As we do an army man asks us why we didn’t stop earlier. My driver tells him that he didn’t see. The man tells us not to do it again and lets us go. After some distance, my driver abuses the army saying it is they who are the ‘Terrorists’ in the valley. “I don’t want to stop when they ask me to. All drivers feel the same,” he says. “The army does encounters of young children and kills them,” he adds and spits. “Today is India – Pakistan cricket match. Every Kashmiri is praying for the victory of Pakistan,” he tells me before leaving.
One thing that strikes me during this trip is the behavior of the drivers I meet. Almost every driver talks in the same language of the atrocities by the Indian army on Kashmiris. Have they been coached to do so and asked to spread a narrative? As I talk to other tourists at the hotel, I discover we all had the same experience.
None of the drivers it seems want to go with us on a trip to Hindu temples. When we ask one to take us to the temple on Hari Parbat he denies the existence of any such temple. He says there is only a fort now occupied by the army. When we show him there is a temple, he feigns surprise. None of them say they know Kheer Bhavani temple, Martand temple, Martand ruins, Zeethiyar temple or even Roop Bhavani temple. Are they lying to us and pretending they don’t know? I wish I could understand.
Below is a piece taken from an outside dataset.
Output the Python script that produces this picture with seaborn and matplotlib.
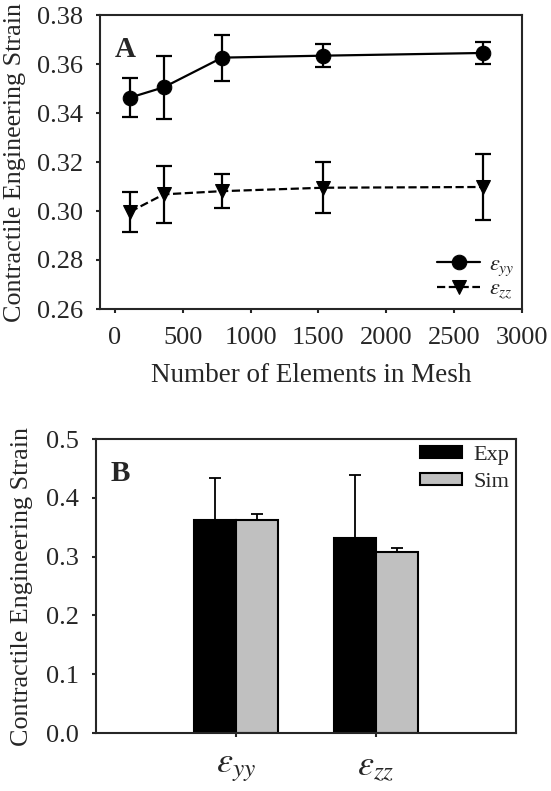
import numpy as np
import pandas as pd
import matplotlib
matplotlib.use("Agg")
import matplotlib.pyplot as plt
import seaborn as sns

# ---------------- data ----------------
mesh_elements = [112, 360, 790, 1536, 2710]
eyy_mean = [0.3463, 0.3505, 0.3626, 0.3634, 0.3645]
eyy_err = [0.0079, 0.0129, 0.0094, 0.0048, 0.0046]
ezz_mean = [0.2997, 0.3068, 0.3081, 0.3095, 0.3098]
ezz_err = [0.0081, 0.0117, 0.0070, 0.0105, 0.0135]

components = [r'$\varepsilon_{yy}$', r'$\varepsilon_{zz}$']
sources = ['Exp', 'Sim']
exp_vals = [0.362, 0.331]
exp_err = [0.072, 0.107]
sim_vals = [0.363, 0.308]
sim_err = [0.009, 0.007]

yticks_a = [0.26, 0.28, 0.30, 0.32, 0.34, 0.36, 0.38]
xticks_a = [0, 500, 1000, 1500, 2000, 2500, 3000]
yticks_b = [0.0, 0.1, 0.2, 0.3, 0.4, 0.5]

# ---------------- style ----------------
sns.set_style("ticks")
plt.rcParams['font.family'] = ['Liberation Serif', 'DejaVu Serif']
plt.rcParams['mathtext.fontset'] = 'stix'
plt.rcParams['axes.linewidth'] = 1.5
plt.rcParams['xtick.major.width'] = 1.5
plt.rcParams['ytick.major.width'] = 1.5
plt.rcParams['xtick.major.size'] = 3
plt.rcParams['ytick.major.size'] = 3
plt.rcParams['xtick.direction'] = 'out'
plt.rcParams['ytick.direction'] = 'out'

TICK_FS = 19
LABEL_FS = 19.5
YLABEL_FS = 18.8

fig = plt.figure(figsize=(5.51, 7.91), dpi=100)
axA = fig.add_axes([100/551, 1-309/791, 422/551, 294/791])
axB = fig.add_axes([96/551, 1-733/791, 420/551, 294/791])

# ---------------- panel A ----------------
dfA = pd.DataFrame({
    'elements': mesh_elements * 2,
    'strain': eyy_mean + ezz_mean,
    'comp': ['yy'] * 5 + ['zz'] * 5,
})
axA.errorbar(mesh_elements, eyy_mean, yerr=eyy_err, fmt='none', ecolor='black',
             elinewidth=1.6, capsize=5.5, capthick=1.6, zorder=2)
axA.errorbar(mesh_elements, ezz_mean, yerr=ezz_err, fmt='none', ecolor='black',
             elinewidth=1.6, capsize=5.5, capthick=1.6, zorder=2)
sns.lineplot(data=dfA[dfA.comp == 'yy'], x='elements', y='strain', ax=axA,
             color='black', linewidth=1.6, marker='o', markersize=10.5,
             markeredgecolor='black', label=r'$\varepsilon_{yy}$', zorder=3)
sns.lineplot(data=dfA[dfA.comp == 'zz'], x='elements', y='strain', ax=axA,
             color='black', linewidth=1.6, linestyle='--', marker='v', markersize=10.5,
             markeredgecolor='black', label=r'$\varepsilon_{zz}$', zorder=3)
axA.set_xlim(-110, 3000)
axA.set_ylim(0.26, 0.38)
axA.set_xticks(xticks_a)
axA.set_yticks(yticks_a)
axA.set_yticklabels([f'{v:.2f}' for v in yticks_a])
axA.tick_params(axis='both', labelsize=TICK_FS, top=False, right=False)
axA.tick_params(axis='y', pad=9)
axA.tick_params(axis='x', pad=10)
axA.set_xlabel('Number of Elements in Mesh', fontsize=LABEL_FS, labelpad=10)
axA.set_ylabel('Contractile Engineering Strain', fontsize=YLABEL_FS)
axA.yaxis.set_label_coords(-0.175, 0.5)
for s in axA.spines.values():
    s.set_visible(True)
axA.text(0.035, 0.93, 'A', transform=axA.transAxes, fontsize=21, fontweight='bold',
         ha='left', va='top')
axA.legend(loc='lower right', frameon=False, fontsize=16, handlelength=1.9,
           handletextpad=0.4, labelspacing=0.05, borderaxespad=0.0, borderpad=0.36)

# ---------------- panel B ----------------
dfB = pd.DataFrame({
    'comp': components * 2,
    'src': [sources[0]] * 2 + [sources[1]] * 2,
    'val': exp_vals + sim_vals,
})
sns.barplot(data=dfB, x='comp', y='val', hue='src', order=components, hue_order=sources,
            palette=['black', '#c0c0c0'], width=0.6, edgecolor='black', linewidth=1.5,
            saturation=1, ax=axB, errorbar=None, zorder=2)
for cont, errs, vals in zip(axB.containers, [exp_err, sim_err], [exp_vals, sim_vals]):
    xs = [p.get_x() + p.get_width() / 2 for p in cont.patches]
    axB.errorbar(xs, vals, yerr=[np.zeros(len(errs)), errs], fmt='none', ecolor='black',
                 elinewidth=1.3, capsize=4, capthick=1.3, zorder=1)
axB.set_xlim(-1, 2)
axB.set_ylim(0, 0.5)
axB.set_yticks(yticks_b)
axB.set_yticklabels([f'{v:.1f}' for v in yticks_b])
axB.tick_params(axis='y', labelsize=TICK_FS, pad=9)
axB.tick_params(axis='x', labelsize=26, pad=10)
axB.set_xlabel('')
axB.set_ylabel('Contractile Engineering Strain', fontsize=YLABEL_FS)
axB.yaxis.set_label_coords(-0.15, 0.5)
for s in axB.spines.values():
    s.set_visible(True)
axB.text(0.035, 0.93, 'B', transform=axB.transAxes, fontsize=21, fontweight='bold',
         ha='left', va='top')
axB.legend(loc='upper right', frameon=False, fontsize=16, handlelength=1.9,
           handleheight=0.5, handletextpad=0.5, labelspacing=0.35, borderaxespad=0.05,
           borderpad=0.25)

fig.savefig('out.png', dpi=100)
We collect to go to a popular picnic spot. I notice a toy shop next to the food stall. It displays fancy toy guns. The shopkeeper tells me he sells around ten guns in a day. “Local children are my regular customers. They buy it to play fighting the Indian army,” he answers and tells me on the day of the funeral of Burhan Wani, he sold a hundred guns in a single day. “That was a record,” he says. “The children in Kashmir become adults by throwing their first stone and holding a gun.”
Why is a race scripting its children in violence? I feel a sense of unease as I see two boys come with their father and pick up a toy Kalashnikov. The father buys two of them. I imagine them, a few years from now, gun in hand trying to kill. Will that day too more guns will be sold? Who will stop this cycle of violence?
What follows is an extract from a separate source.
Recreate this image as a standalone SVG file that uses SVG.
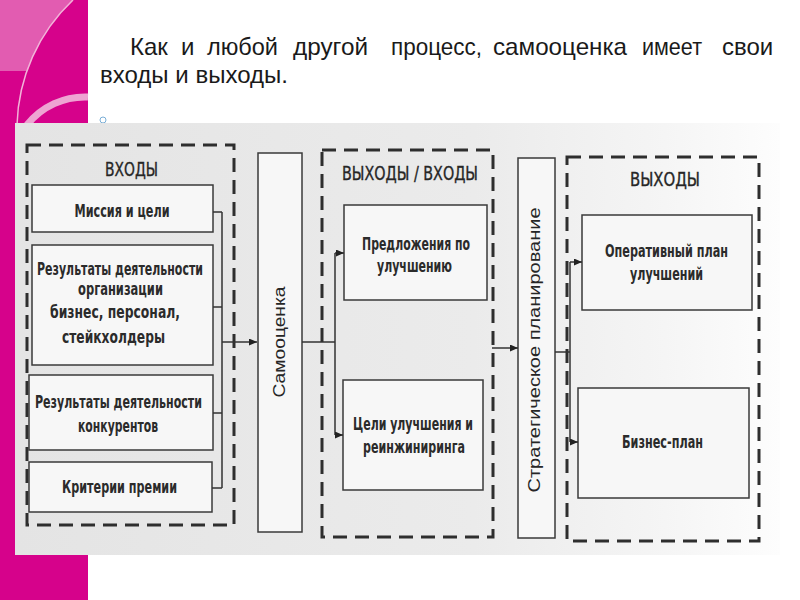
<svg xmlns="http://www.w3.org/2000/svg" width="800" height="600" viewBox="0 0 800 600">
<defs>
<style>
.title{font-family:"Liberation Sans",Arial,sans-serif;font-size:24px;fill:#1a1a1a}
.hdr{font-family:"Liberation Sans Narrow","DejaVu Sans Condensed","Liberation Sans",sans-serif;font-size:20px;fill:#262626;text-anchor:middle;stroke:#262626;stroke-width:0.35}
.lbl{font-family:"Liberation Sans Narrow","DejaVu Sans Condensed","Liberation Sans",sans-serif;font-size:17px;font-weight:bold;fill:#2b2b2b;text-anchor:middle}
.vt{font-family:"Liberation Sans",Arial,sans-serif;font-size:16px;fill:#262626;text-anchor:middle}
.dash{fill:none;stroke:#2e2e2e;stroke-width:3;stroke-dasharray:14 8}
.box{fill:#f7f7f7;stroke:#3a3a3a;stroke-width:1.5}
.conn{fill:none;stroke:#333;stroke-width:1.5}
.arr{fill:none;stroke:#333;stroke-width:1.5;marker-end:url(#ah)}
</style>
<marker id="ah" viewBox="0 0 8 7" refX="8" refY="3.5" markerWidth="8" markerHeight="7" markerUnits="userSpaceOnUse" orient="auto">
<path d="M0,0 L8,3.5 L0,7 Z" fill="#222"/>
</marker>
<linearGradient id="scan" x1="0" y1="0" x2="1" y2="0">
<stop offset="0" stop-color="#e4e4e4"/>
<stop offset="0.6" stop-color="#ebebeb"/>
<stop offset="0.85" stop-color="#f5f5f5"/>
<stop offset="1" stop-color="#fdfdfd"/>
</linearGradient>
</defs>

<g id="background">
<rect x="0" y="0" width="800" height="600" fill="#ffffff"/>
<rect x="0" y="0" width="88" height="600" fill="#d6028b"/>
<path d="M0,0 H73 A178 178 0 0 0 27,71 H0 Z" fill="#e25cb1"/>
<path d="M73,0 A178 178 0 0 0 17,125" fill="none" stroke="#f2b3d9" stroke-width="1.5"/>
<path d="M27,125 A74 74 0 0 1 88,97" fill="none" stroke="#eea4d2" stroke-width="7"/>
</g>

<g id="title">
<text class="title" x="130" y="55">Как</text>
<text class="title" x="181" y="55">и</text>
<text class="title" x="207" y="55" textLength="71" lengthAdjust="spacingAndGlyphs">любой</text>
<text class="title" x="293" y="55" textLength="75" lengthAdjust="spacingAndGlyphs">другой</text>
<text class="title" x="391" y="55" textLength="91" lengthAdjust="spacingAndGlyphs">процесс,</text>
<text class="title" x="493" y="55" textLength="134" lengthAdjust="spacingAndGlyphs">самооценка</text>
<text class="title" x="642" y="55" textLength="60" lengthAdjust="spacingAndGlyphs">имеет</text>
<text class="title" x="722" y="55">свои</text>
<text class="title" x="100" y="83" textLength="188" lengthAdjust="spacingAndGlyphs">входы и выходы.</text>
<circle cx="103" cy="120" r="3" fill="none" stroke="#7aaed6" stroke-width="1"/>
</g>

<rect id="scan-bg" x="15" y="123" width="765" height="432" fill="url(#scan)"/>

<g id="inputs">
<rect class="dash" x="27" y="145" width="207" height="380"/>
<text class="hdr" x="131.5" y="176" textLength="53" lengthAdjust="spacingAndGlyphs">ВХОДЫ</text>
</g>
<g id="mission">
<rect class="box" x="32" y="185" width="181" height="47"/>
<text class="lbl" x="122" y="217" textLength="95" lengthAdjust="spacingAndGlyphs">Миссия и цели</text>
</g>
<g id="org-results">
<rect class="box" x="32" y="245" width="181" height="120"/>
<text class="lbl" x="120" y="275" textLength="166" lengthAdjust="spacingAndGlyphs">Результаты деятельности</text>
<text class="lbl" x="120.5" y="295" textLength="85" lengthAdjust="spacingAndGlyphs">организации</text>
<text class="lbl" x="115" y="318" textLength="130" lengthAdjust="spacingAndGlyphs">бизнес, персонал,</text>
<text class="lbl" x="113.5" y="343" textLength="103" lengthAdjust="spacingAndGlyphs">стейкхолдеры</text>
</g>
<g id="competitors">
<rect class="box" x="29" y="375" width="184" height="75"/>
<text class="lbl" x="118.5" y="408" textLength="167" lengthAdjust="spacingAndGlyphs">Результаты деятельности</text>
<text class="lbl" x="118" y="432" textLength="80" lengthAdjust="spacingAndGlyphs">конкурентов</text>
</g>
<g id="award">
<rect class="box" x="29" y="462" width="183" height="50"/>
<text class="lbl" x="119.5" y="493" textLength="115" lengthAdjust="spacingAndGlyphs">Критерии премии</text>
</g>

<g id="self-assessment">
<rect class="box" x="258" y="153" width="44" height="379"/>
<text class="vt" transform="translate(285,342) rotate(-90)" textLength="111" lengthAdjust="spacingAndGlyphs">Самооценка</text>
</g>

<g id="outputs-inputs">
<rect class="dash" x="322" y="150" width="171" height="387"/>
<text class="hdr" x="410" y="180" textLength="136" lengthAdjust="spacingAndGlyphs">ВЫХОДЫ / ВХОДЫ</text>
</g>
<g id="proposals">
<rect class="box" x="344" y="205" width="143" height="95"/>
<text class="lbl" x="416" y="250" textLength="108" lengthAdjust="spacingAndGlyphs">Предложения по</text>
<text class="lbl" x="414.5" y="272" textLength="75" lengthAdjust="spacingAndGlyphs">улучшению</text>
</g>
<g id="goals">
<rect class="box" x="343" y="380" width="140" height="110"/>
<text class="lbl" x="413" y="430" textLength="120" lengthAdjust="spacingAndGlyphs">Цели улучшения и</text>
<text class="lbl" x="414" y="453" textLength="102" lengthAdjust="spacingAndGlyphs">реинжиниринга</text>
</g>

<g id="strategic-planning">
<rect class="box" x="518" y="158" width="37" height="380"/>
<text class="vt" transform="translate(540,350) rotate(-90)" textLength="285" lengthAdjust="spacingAndGlyphs">Стратегическое планирование</text>
</g>

<g id="outputs">
<rect class="dash" x="567" y="157" width="192" height="384"/>
<text class="hdr" x="665" y="186" textLength="70" lengthAdjust="spacingAndGlyphs">ВЫХОДЫ</text>
</g>
<g id="operative-plan">
<rect class="box" x="582" y="215" width="170" height="95"/>
<text class="lbl" x="666.5" y="257" textLength="123" lengthAdjust="spacingAndGlyphs">Оперативный план</text>
<text class="lbl" x="666.5" y="280" textLength="73" lengthAdjust="spacingAndGlyphs">улучшений</text>
</g>
<g id="business-plan">
<rect class="box" x="578" y="388" width="171" height="110"/>
<text class="lbl" x="662.5" y="448" textLength="81" lengthAdjust="spacingAndGlyphs">Бизнес-план</text>
</g>

<g id="connectors">
<path class="conn" d="M213,212 H222 M213,307 H222 M213,413 H222 M212,488 H222 M222,212 V488"/>
<path class="arr" d="M222,342 H257"/>
<path class="conn" d="M302,342 H335 M335,253 V435"/>
<path class="arr" d="M335,253 H344"/>
<path class="arr" d="M335,435 H343"/>
<path class="arr" d="M492,348 H518"/>
<path class="conn" d="M555,352 H570 M570,262 V442"/>
<path class="arr" d="M570,262 H582"/>
<path class="arr" d="M570,442 H578"/>
</g>
</svg>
Burhan Wani was a terrorist who lived by the gun and openly talked of killing non-Muslims. Why and how did such a person become an icon, a cult figure? Who made him so?
I am also beginning to get a puzzled by this bravado that I see. From interviews, personal interactions, I had known Kashmiri Muslims to be shy, demure and withdrawn. This kind of bravado is strange.
We go inside and sit at a corner of the garden by the flowing stream. Families are having lunch. A fruit seller comes and my wife answers her in Kashmiri. I see the woman in the next group look at us. She invites us for food. “This is an old Kashmiri custom,” my wife tells me explaining that when you see someone not carrying food you invite them. I politely decline but the woman comes and wants to know how my wife speaks Kashmiri. When she tells her she is a Kashmiri and I am a Bengali, she narrows her eyes. We walk away and feel her eyes staring at us.
We stop at Roop Bhavani temple. I notice a board saying Farooq Abdullah from the Chief Minister’s fund restored this temple. It is not hard to understand why. It is next to a tourist spot. What is not fathomable is what he restored. The temple is so small that it defies explanation of why it needed a Chief Minister’s fund.
We decide to go to the ancestral home of a friend. The driver on discovering we are a group of Kashmiri Hindus gets uncomfortable. He asks personal and probing questions. He wanted to know how long ago we left and if we have plans to come back.
“Why visit it? What is left?” someone distracts my friend as we approach the home.